The peace accord signed by the government and the RUF in 1999 was ill-fated. RUF combatants abducted hundreds of UN peacekeeping troops in May 2000. This disgrace invoked a decisive response from pro- government forces that eventually led to the RUF's demise. Having accepted a blanket amnesty for perpetrators, the incumbent president, Ahmad Tejan Kabbah, wrote to the UN Secretary-General Kofi Annan in June 2000, requesting "a strong and credible court" that would "administer a blend of international and domestic Sierra Leonean law".
The court, a hybrid tribunal, was the product of an agreement between the UN and the government in January 2002. It is the first war crimes court to be held in the country where the crimes took place, aiming to enhance ownership and transparency, as well as endowing permanent legal and judicial capacity upon Sierra Leone.
"The people of Sierra Leone were very suspicious at first," said Crane. "And some frankly probably still are suspicious, because they have no respect for the law or the institutions upon which this country is founded. Usually these institutions, or the law, have done really nothing for them. There's a huge distrust, and rightly so." "I was asked frequently ‘who do you work for? 'But I take my independence very seriously. I work for nobody other than the people of Sierra Leone."
Crane and the other senior officers of the court began work in earnest in the summer of 2002. Two years later, the court precinct resembles a kind of Alcatraz in the heart of Freetown's urban sprawl. Dotted along its barbed-wired walls are watchtowers, from which Nigerian soldiers stare down passers-by. Mounted machine guns jut out menacingly. It is by far the most heavily protected site in Sierra Leone.

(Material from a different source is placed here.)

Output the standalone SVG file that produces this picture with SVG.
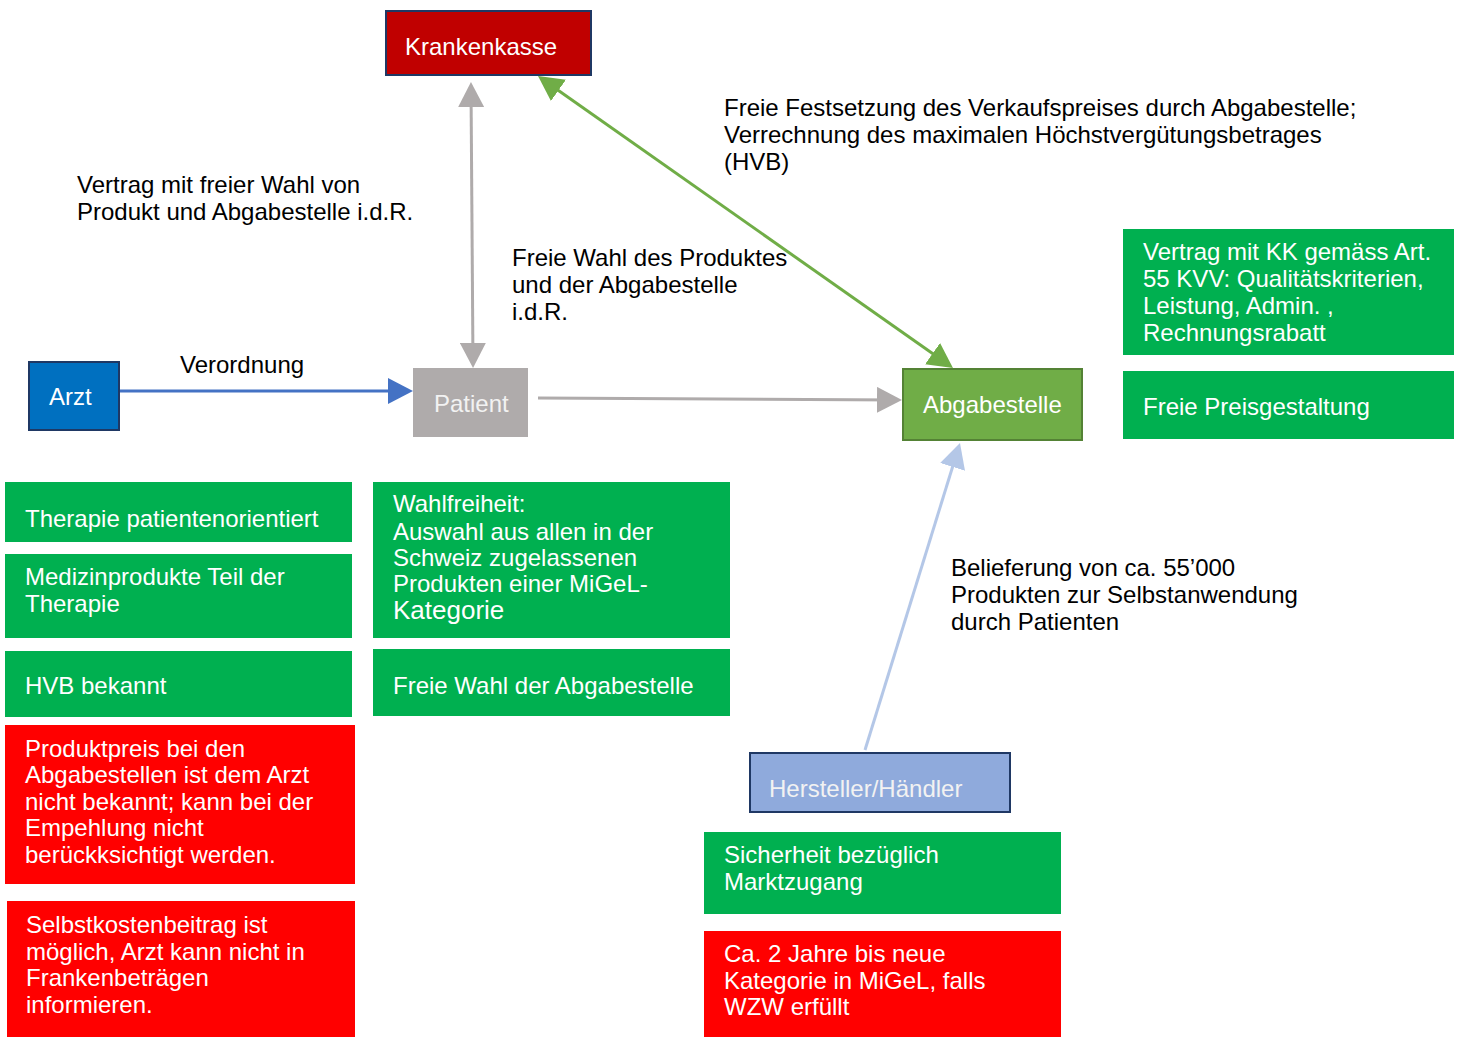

Inside the compound, a blue and white container is the detention facility for the indictees. The most intense controversies about the court concern the prosecutor's assertion that the nine men held inside are in fact "those who bear the greatest responsibility".
It transpires that this court is not prosecuting the real lynchpins of what Crane alleges was a "joint criminal enterprise" between rebels, dissident soldiers and foreign financiers to secure control of Sierra Leone's diamonds.
The founder and undisputed leader of the RUF, Foday Sankoh, died in custody last July. The most-feared RUF field commander, Sam ‘Mosquito' Bockarie, was killed in a shoot-out in Liberia last April. Sierra Leoneans have understandably vented their frustrations, but, as Crane notes, "these are things that are out of our control".
If the absences of Sankoh and Bockarie from the dock were unavoidable for Crane, there is a strong feeling in certain quarters that a lack of institutional clout accounts for the court's failure to bring in one of its fugitive indictees. Charles Taylor, the former Liberian president accused of supporting the RUF, has been indicted since March 2003 but is no closer to facing trial. Taylor's exile in Nigeria has proven embarrassingly insurmountable for the court.
"I think it's a matter of patience and time, but I still believe Charles Taylor will be turned over to us," said Crane. "You can't have an African exception to the Nuremberg principles. Can you imagine it? The rest of the world says that those who are indicted for war crimes will be brought to justice. But in Africa, it's different. If you're an African leader, you can get away with murder. That is a huge insult to the people of the continent and it really sets back international criminal justice by decades."
So the spotlight of the court now falls not on members of the insurgent factions, but on the civil militiamen who took up arms to defend their communities. The first trial is that of three leaders of the Civil Defence Forces (CDF), which fought on the side of the Sierra Leone People's Party (SLPP) government to keep President Kabbah in power.
The case set to dominate is that of former deputy defence minister, Sam Hinga Norman. Hinga Norman is exalted in many parts for his resistance to the the RUF and its accomplices. "He is our only hero, who stood gallantly to defend our God-given rights, challenging the enemy bullet for bullet and blood for blood," wrote local journalist Rita Fofanah.
Few Sierra Leoneans deny atrocities were committed by the CDF; indeed, some former members privately echo the words of the indictment that CDF victims "were often shot, hacked to death, or burnt to death" and that "its practices included human sacrifices and cannibalism". Yet they make the point that if individuals have to answer for those atrocities, then the buck should not stop with Hinga Norman.
One CDF commander said: "Hinga Norman was just the deputy minister of defence. And when war comes, who is responsible to defend this nation, is it not the defence minister? And the defence minister was the president. Hinga Norman did not have all the power, it was the president. This is all what people are looking up to. And it is the area where the Special Court has to fail."
A growing number of Sierra Leoneans believe the president must be indicted, yet Crane refuses to be cowed by public opinion.
"I'm going to answer to cries of justice based on the law, and not the cries of the people of Sierra Leone in aid of themselves," Crane said. "What I have shown is that I'm not shy about indicting anyone who bears the greatest responsibility, and that already includes a head of state. When one sticks to the law and fact, impunity will melt away."
Hinga Norman intends to represent himself to turn the case against the president, his former comrade-in-arms.
The harsh reality for the court is that its legal project stands in danger of being politicised, which can only be detrimental to its legitimacy and its legacy in the eyes of Sierra Leoneans. And all the exaggerations of conventional wisdom won't save face for the court if it further alienates the very people it is supposed to serve.